◆ **EXERCISE PROMPT**
Will you output all of the data below exactly, omitting the images?

◆ **EXCERPTED RECORDS**
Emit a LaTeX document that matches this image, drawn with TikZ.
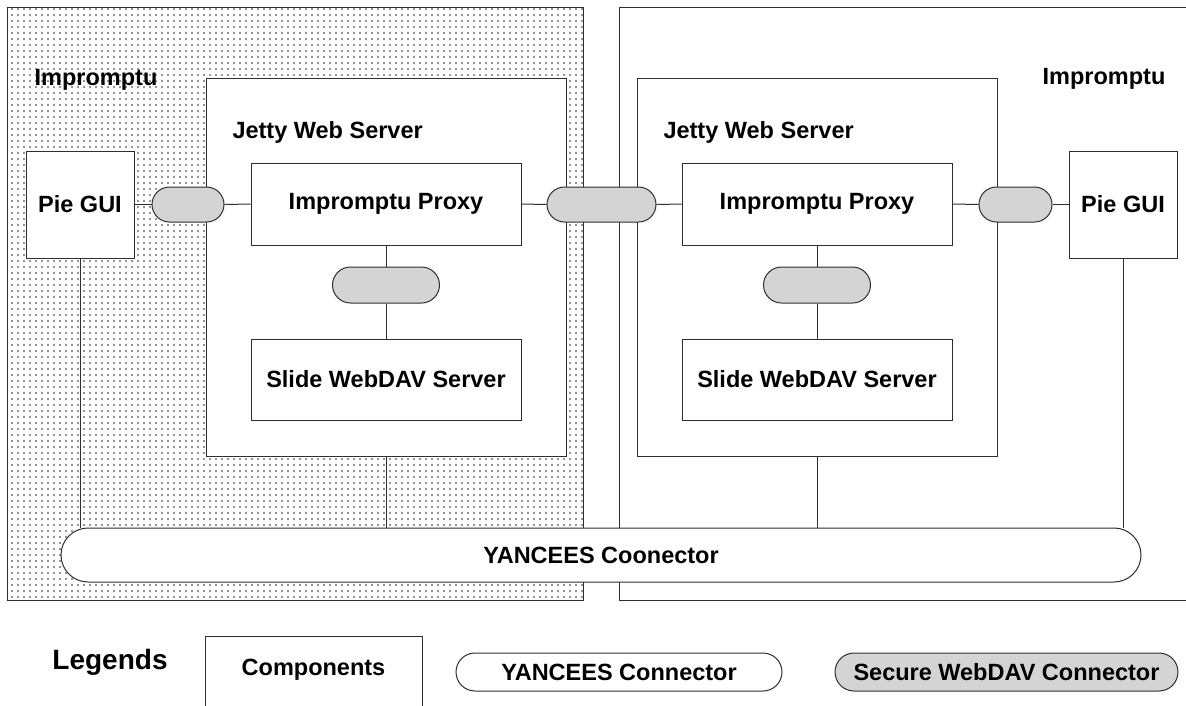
\documentclass[tikz,border=0pt]{standalone}
\usepackage{fontspec}
\setmainfont{Liberation Sans}
\usetikzlibrary{shapes.misc,patterns.meta}
\definecolor{lc}{HTML}{2E2E2E}
\definecolor{conngray}{HTML}{D4D4D4}
\begin{document}
\begin{tikzpicture}[x=1pt,y=-1pt,line width=1pt,
  every node/.style={font=\fontsize{23.5}{27}\selectfont\bfseries, inner sep=0pt, text=black},
  comp/.style={draw=lc, fill=white, rectangle},
  secconn/.style={draw=lc, fill=conngray, rounded rectangle},
  yconn/.style={draw=lc, fill=white, rounded rectangle},
  link/.style={draw=lc, line width=1pt}]
\useasboundingbox (0,0) rectangle (1186,705);
% outer Impromptu containers
\node[draw=lc, rectangle, minimum width=576, minimum height=593,
      pattern={Dots[distance=6pt,radius=0.8pt]}, pattern color=black!85] (outerL) at (295,303.5) {};
\node[draw=lc, fill=white, rectangle, minimum width=576, minimum height=593] (outerR) at (907,303.5) {};
\node (impL) at (96,80) {Impromptu};
\node (impR) at (1104,79) {Impromptu};
% Jetty web servers
\node[comp, minimum width=360, minimum height=378] (jettyL) at (386,267) {};
\node[comp, minimum width=360, minimum height=378] (jettyR) at (817,267) {};
\node[anchor=west] (jettyLt) at (232,132) {Jetty Web Server};
\node[anchor=west] (jettyRt) at (663,132) {Jetty Web Server};
% components
\node[comp, minimum width=108, minimum height=107] (pieL) at (80,204.5) {Pie GUI};
\node[comp, minimum width=108, minimum height=107] (pieR) at (1123,204.5) {Pie GUI};
\node[comp, minimum width=270, minimum height=82] (proxyL) at (386,204) {Impromptu Proxy};
\node[comp, minimum width=270, minimum height=82] (proxyR) at (817,204) {Impromptu Proxy};
\node[comp, minimum width=270, minimum height=81] (slideL) at (386,379.5) {Slide WebDAV Server};
\node[comp, minimum width=270, minimum height=81] (slideR) at (817,379.5) {Slide WebDAV Server};
% secure connectors
\node[secconn, minimum width=72, minimum height=35] (connL) at (188,204.5) {};
\node[secconn, minimum width=109, minimum height=35] (connM) at (601.5,204.5) {};
\node[secconn, minimum width=73, minimum height=35] (connR) at (1015.5,204.5) {};
\node[secconn, minimum width=107, minimum height=36] (cvL) at (386,285) {};
\node[secconn, minimum width=107, minimum height=36] (cvR) at (817,285) {};
% YANCEES connector
\node[yconn, minimum width=1080, minimum height=54] (yan) at (601,555) {YANCEES Coonector};
% links
\draw[link] (pieL.east) -- (connL.west);
\draw[link] (connL.east) -- (proxyL.west);
\draw[link] (proxyL.east) -- (connM.west);
\draw[link] (connM.east) -- (proxyR.west);
\draw[link] (proxyR.east) -- (connR.west);
\draw[link] (connR.east) -- (pieR.west);
\draw[link] (proxyL.south) -- (cvL.north);
\draw[link] (cvL.south) -- (slideL.north);
\draw[link] (proxyR.south) -- (cvR.north);
\draw[link] (cvR.south) -- (slideR.north);
\draw[link] (pieL.south) -- (pieL.south |- yan.north);
\draw[link] (jettyL.south) -- (jettyL.south |- yan.north);
\draw[link] (jettyR.south) -- (jettyR.south |- yan.north);
\draw[link] (pieR.south) -- (pieR.south |- yan.north);
% legend
\node[font=\fontsize{28}{32}\selectfont\bfseries] (legends) at (110,662) {Legends};
\node[comp, minimum width=217, minimum height=90] (legcomp) at (313.5,681) {};
\node (legcompt) at (313.5,670) {Components};
\node[yconn, minimum width=326, minimum height=38] (legyan) at (619,672) {YANCEES Connector};
\node[secconn, minimum width=343, minimum height=38] (legsec) at (1006.5,672) {Secure WebDAV Connector};
\end{tikzpicture}
\end{document}
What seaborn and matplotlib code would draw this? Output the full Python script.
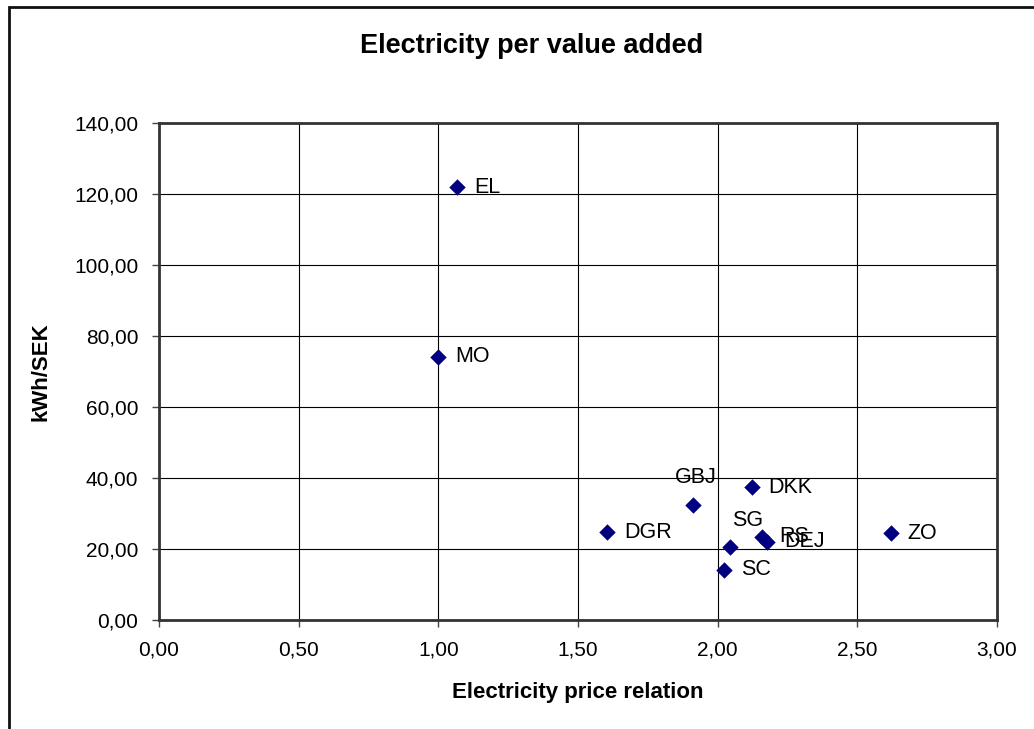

◆ **REPLY**
Emit a LaTeX document that matches this image, drawn with TikZ.
\documentclass[tikz,border=0pt]{standalone}
\usepackage{fontspec}
\setmainfont{Liberation Sans}
\usetikzlibrary{shapes.misc,patterns.meta}
\definecolor{lc}{HTML}{2E2E2E}
\definecolor{conngray}{HTML}{D4D4D4}
\begin{document}
\begin{tikzpicture}[x=1pt,y=-1pt,line width=1pt,
  every node/.style={font=\fontsize{23.5}{27}\selectfont\bfseries, inner sep=0pt, text=black},
  comp/.style={draw=lc, fill=white, rectangle},
  secconn/.style={draw=lc, fill=conngray, rounded rectangle},
  yconn/.style={draw=lc, fill=white, rounded rectangle},
  link/.style={draw=lc, line width=1pt}]
\useasboundingbox (0,0) rectangle (1186,705);
% outer Impromptu containers
\node[draw=lc, rectangle, minimum width=576, minimum height=593,
      pattern={Dots[distance=6pt,radius=0.8pt]}, pattern color=black!85] (outerL) at (295,303.5) {};
\node[draw=lc, fill=white, rectangle, minimum width=576, minimum height=593] (outerR) at (907,303.5) {};
\node (impL) at (96,80) {Impromptu};
\node (impR) at (1104,79) {Impromptu};
% Jetty web servers
\node[comp, minimum width=360, minimum height=378] (jettyL) at (386,267) {};
\node[comp, minimum width=360, minimum height=378] (jettyR) at (817,267) {};
\node[anchor=west] (jettyLt) at (232,132) {Jetty Web Server};
\node[anchor=west] (jettyRt) at (663,132) {Jetty Web Server};
% components
\node[comp, minimum width=108, minimum height=107] (pieL) at (80,204.5) {Pie GUI};
\node[comp, minimum width=108, minimum height=107] (pieR) at (1123,204.5) {Pie GUI};
\node[comp, minimum width=270, minimum height=82] (proxyL) at (386,204) {Impromptu Proxy};
\node[comp, minimum width=270, minimum height=82] (proxyR) at (817,204) {Impromptu Proxy};
\node[comp, minimum width=270, minimum height=81] (slideL) at (386,379.5) {Slide WebDAV Server};
\node[comp, minimum width=270, minimum height=81] (slideR) at (817,379.5) {Slide WebDAV Server};
% secure connectors
\node[secconn, minimum width=72, minimum height=35] (connL) at (188,204.5) {};
\node[secconn, minimum width=109, minimum height=35] (connM) at (601.5,204.5) {};
\node[secconn, minimum width=73, minimum height=35] (connR) at (1015.5,204.5) {};
\node[secconn, minimum width=107, minimum height=36] (cvL) at (386,285) {};
\node[secconn, minimum width=107, minimum height=36] (cvR) at (817,285) {};
% YANCEES connector
\node[yconn, minimum width=1080, minimum height=54] (yan) at (601,555) {YANCEES Coonector};
% links
\draw[link] (pieL.east) -- (connL.west);
\draw[link] (connL.east) -- (proxyL.west);
\draw[link] (proxyL.east) -- (connM.west);
\draw[link] (connM.east) -- (proxyR.west);
\draw[link] (proxyR.east) -- (connR.west);
\draw[link] (connR.east) -- (pieR.west);
\draw[link] (proxyL.south) -- (cvL.north);
\draw[link] (cvL.south) -- (slideL.north);
\draw[link] (proxyR.south) -- (cvR.north);
\draw[link] (cvR.south) -- (slideR.north);
\draw[link] (pieL.south) -- (pieL.south |- yan.north);
\draw[link] (jettyL.south) -- (jettyL.south |- yan.north);
\draw[link] (jettyR.south) -- (jettyR.south |- yan.north);
\draw[link] (pieR.south) -- (pieR.south |- yan.north);
% legend
\node[font=\fontsize{28}{32}\selectfont\bfseries] (legends) at (110,662) {Legends};
\node[comp, minimum width=217, minimum height=90] (legcomp) at (313.5,681) {};
\node (legcompt) at (313.5,670) {Components};
\node[yconn, minimum width=326, minimum height=38] (legyan) at (619,672) {YANCEES Connector};
\node[secconn, minimum width=343, minimum height=38] (legsec) at (1006.5,672) {Secure WebDAV Connector};
\end{tikzpicture}
\end{document}
What seaborn and matplotlib code would draw this? Output the full Python script.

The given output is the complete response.